January 18, 2017

Recognising te reo

Those of you on Twitter will have seen the little ‘translate this tweet’ suggestions that it puts up. If you’re from or in New Zealand you probably will have seen that reo Māori is often recognised by the algorithm as Latvian, presumably because Latvian also has long vowels indicated by macrons.   I’ve always been surprised by this, because Latvian looks so different.

It turns out I’m right.  Even looking just at individual letters, it’s very easy to distinguish the two.  I downloaded 74000 paragraphs of Latvian Wikipedia, a total of 6.5 million letters, and looked at how long the Latvians can go without using letters that don’t appear in te reo: specifically, s,z,j,v,d,c, g not as ng, the six accented consonants, and any consonant at the end of a word. On average, I only needed to wait five letters to know the language is Latvian rather than Māori, and 99% of the time it took less than 21 letters.

Another language that Twitter often guesses is Finnish.
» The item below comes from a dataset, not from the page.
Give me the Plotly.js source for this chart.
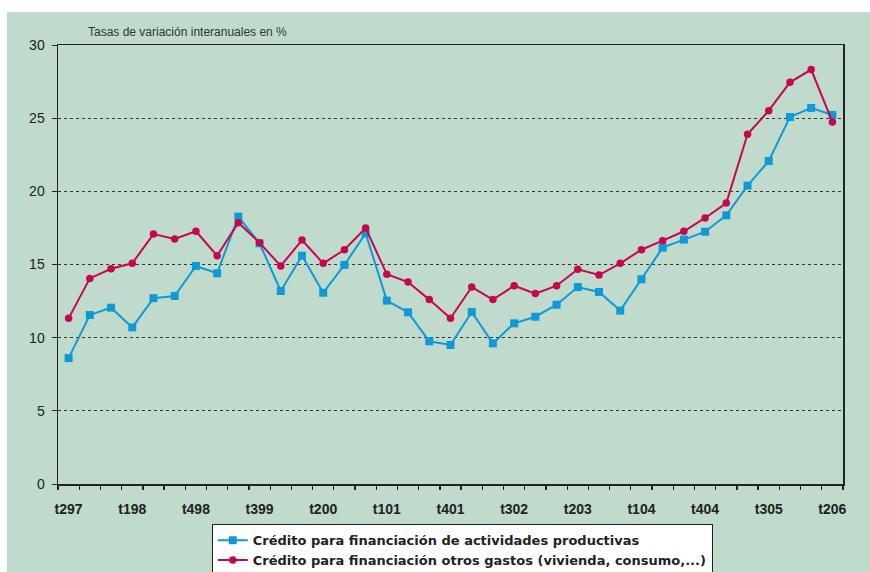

That makes more sense: many of the letters not used in Māori are also rare or absent in Finnish, and ‘g’ appears mostly as ‘ng’.   However, Finnish does have ‘s’, has ‘ä’ and ‘ö’, and ‘y’, and has words ending in consonants, so it should also be feasible to distinguish.

 

Update: Indonesian is another popular guess, but it has ‘d’,’j’,’y’,”b”, and it has lots of works ending with consonants.  The average time to rule out te reo is slightly longer, at nearly 6 characters, and the 99th percentile is 22 letters.  So if the algorithm can’t tell, it should probably guess it’s not Indonesian.
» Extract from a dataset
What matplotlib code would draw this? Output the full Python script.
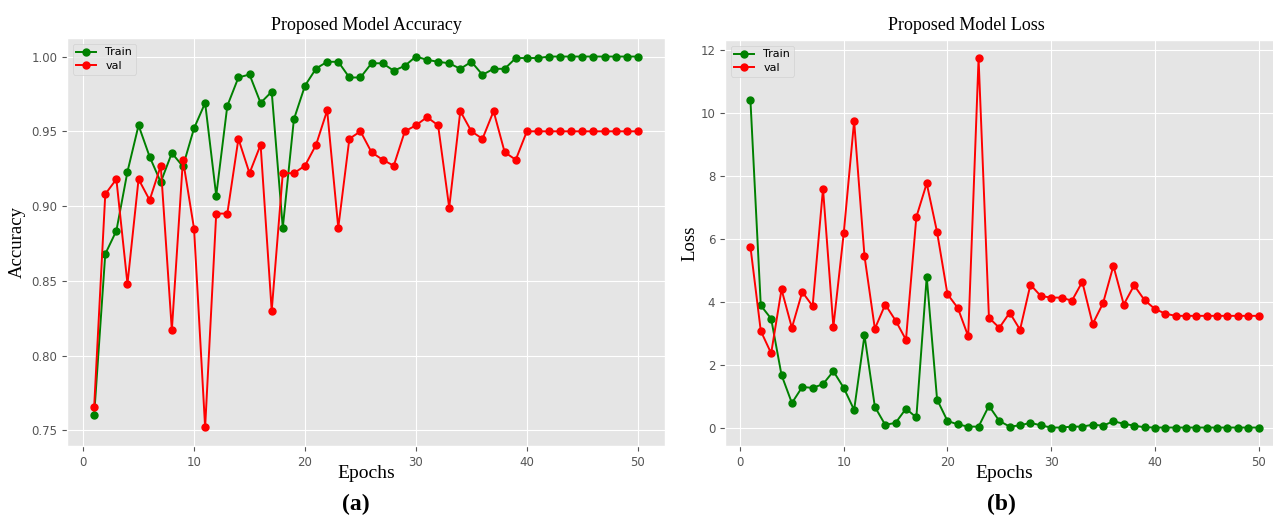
import numpy as np
import matplotlib
matplotlib.use('Agg')
from matplotlib import pyplot as plt

# training history, 50 epochs
epochs = np.arange(1, 51)

train_acc = [0.7605, 0.868, 0.8835, 0.923, 0.954, 0.933, 0.916, 0.9355, 0.9265, 0.952,
             0.969, 0.907, 0.967, 0.986, 0.988, 0.969, 0.9765, 0.8855, 0.958, 0.9805,
             0.992, 0.9965, 0.9965, 0.986, 0.986, 0.9955, 0.9955, 0.9905, 0.9938, 1.0,
             0.9978, 0.9965, 0.9955, 0.9918, 0.9965, 0.9878, 0.9918, 0.9918, 0.999, 0.999,
             0.999, 1.0, 1.0, 1.0, 1.0, 1.0, 1.0, 1.0, 1.0, 1.0]
val_acc = [0.766, 0.908, 0.918, 0.848, 0.918, 0.904, 0.927, 0.817, 0.931, 0.885,
           0.752, 0.895, 0.895, 0.945, 0.922, 0.941, 0.830, 0.922, 0.922, 0.927,
           0.941, 0.964, 0.8855, 0.945, 0.950, 0.936, 0.931, 0.927, 0.950, 0.954,
           0.9595, 0.954, 0.899, 0.9635, 0.950, 0.945, 0.9635, 0.936, 0.931, 0.950,
           0.950, 0.950, 0.950, 0.950, 0.950, 0.950, 0.950, 0.950, 0.950, 0.950]

train_loss = [10.42, 3.88, 3.46, 1.67, 0.78, 1.29, 1.26, 1.38, 1.79, 1.26,
              0.56, 2.93, 0.66, 0.085, 0.15, 0.60, 0.32, 4.79, 0.89, 0.21,
              0.10, 0.03, 0.03, 0.69, 0.21, 0.03, 0.07, 0.15, 0.07, 0.0,
              0.0, 0.03, 0.03, 0.09, 0.06, 0.2, 0.12, 0.06, 0.01, 0.0,
              0.0, 0.0, 0.0, 0.0, 0.0, 0.0, 0.0, 0.0, 0.0, 0.0]
val_loss = [5.75, 3.07, 2.36, 4.39, 3.17, 4.31, 3.86, 7.59, 3.20, 6.18,
            9.74, 5.45, 3.14, 3.91, 3.40, 2.79, 6.69, 7.76, 6.21, 4.24,
            3.80, 2.90, 11.73, 3.49, 3.17, 3.65, 3.11, 4.54, 4.18, 4.13,
            4.13, 4.03, 4.63, 3.29, 3.95, 5.14, 3.91, 4.52, 4.05, 3.77,
            3.62, 3.55, 3.55, 3.55, 3.55, 3.55, 3.55, 3.55, 3.55, 3.55]

plt.style.use('ggplot')
plt.rcParams['xtick.labelsize'] = 8.5
plt.rcParams['ytick.labelsize'] = 8.5

serif = 'Liberation Serif'

fig = plt.figure(figsize=(12.73, 5.17), dpi=100)
ax1 = fig.add_axes([0.05263, 0.13733, 0.46976, 0.78917])
ax2 = fig.add_axes([0.56952, 0.13733, 0.43912, 0.78530])

def historyPlot(ax, train, val, ylabel, ypad):
    ax.plot(epochs, train, color='green', marker='o', markersize=5, linewidth=1.4, label='Train')
    ax.plot(epochs, val, color='red', marker='o', markersize=5, linewidth=1.4, label='val')
    ax.set_xticks([0, 10, 20, 30, 40, 50])
    ax.set_xlabel('Epochs', family=serif, fontsize=14, color='black', labelpad=-3)
    ax.set_ylabel(ylabel, family=serif, fontsize=13.5, color='black', labelpad=ypad)
    ax.legend(loc='upper left', fontsize=8, handlelength=1.8, borderpad=0.35, labelspacing=0.3)

historyPlot(ax1, train_acc, val_acc, 'Accuracy', 4)
ax1.set_yticks([0.75, 0.80, 0.85, 0.90, 0.95, 1.00])
ax1.set_title('Proposed Model Accuracy', family=serif, fontsize=13, color='black', pad=6)

historyPlot(ax2, train_loss, val_loss, 'Loss', 1)
ax2.set_yticks([0, 2, 4, 6, 8, 10, 12])
ax2.set_title('Proposed Model Loss', family=serif, fontsize=13, color='black', pad=7, x=0.431)

fig.patch.set_facecolor('white')
fig.text(0.2797, 0.013, '(a)', family=serif, fontsize=17, fontweight='bold', ha='center')
fig.text(0.7863, 0.013, '(b)', family=serif, fontsize=17, fontweight='bold', ha='center')

fig.savefig('out.png', dpi=100, facecolor='white')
Update: For very short tweets, and those in mixed languages, nothing’s going to work, but this is about tweets where the answer is obvious to a human.

avatar

Thomas Lumley (@tslumley) is Professor of Biostatistics at the University of Auckland. His research interests include semiparametric models, survey sampling, statistical computing, foundations of statistics, and whatever methodological problems his medical collaborators come up with. He also blogs at Biased and Inefficient See all posts by Thomas Lumley »

Comments

  • avatar
    David Hood

    At the moment your unit of analysis is the single tweet in isolation. If you aggregate to the level of author, you can add the assumption that if an aurora has recognisably tweeted in Te Reo in the past, then short or mixed tweets are less likely to be Finnish than an author writing some tweets in identifiable Finnish.

    Similarly, if you aggregate to the network, you can extend that logic to if a person is replying to tweets of others that are identifiably in Te Reo and not engaging with Finnish tweets, that network pattern offers evidence for stray words.

    8 years ago

    • avatar
      Thomas Lumley

      That’s certainly true. Twitter has information to do much better if they cared enough.

      However, I think Twitter is using an off-the-shelf character-set-based language recognition algorithm, probably from Microsoft, and my point is *even that* should do much better.

      8 years ago

      • avatar
        Thomas Lumley

        Even better, Twitter could ask users for languages they’re likely to tweet in, for example. There can’t be many people with more than half a dozen of those.

        8 years ago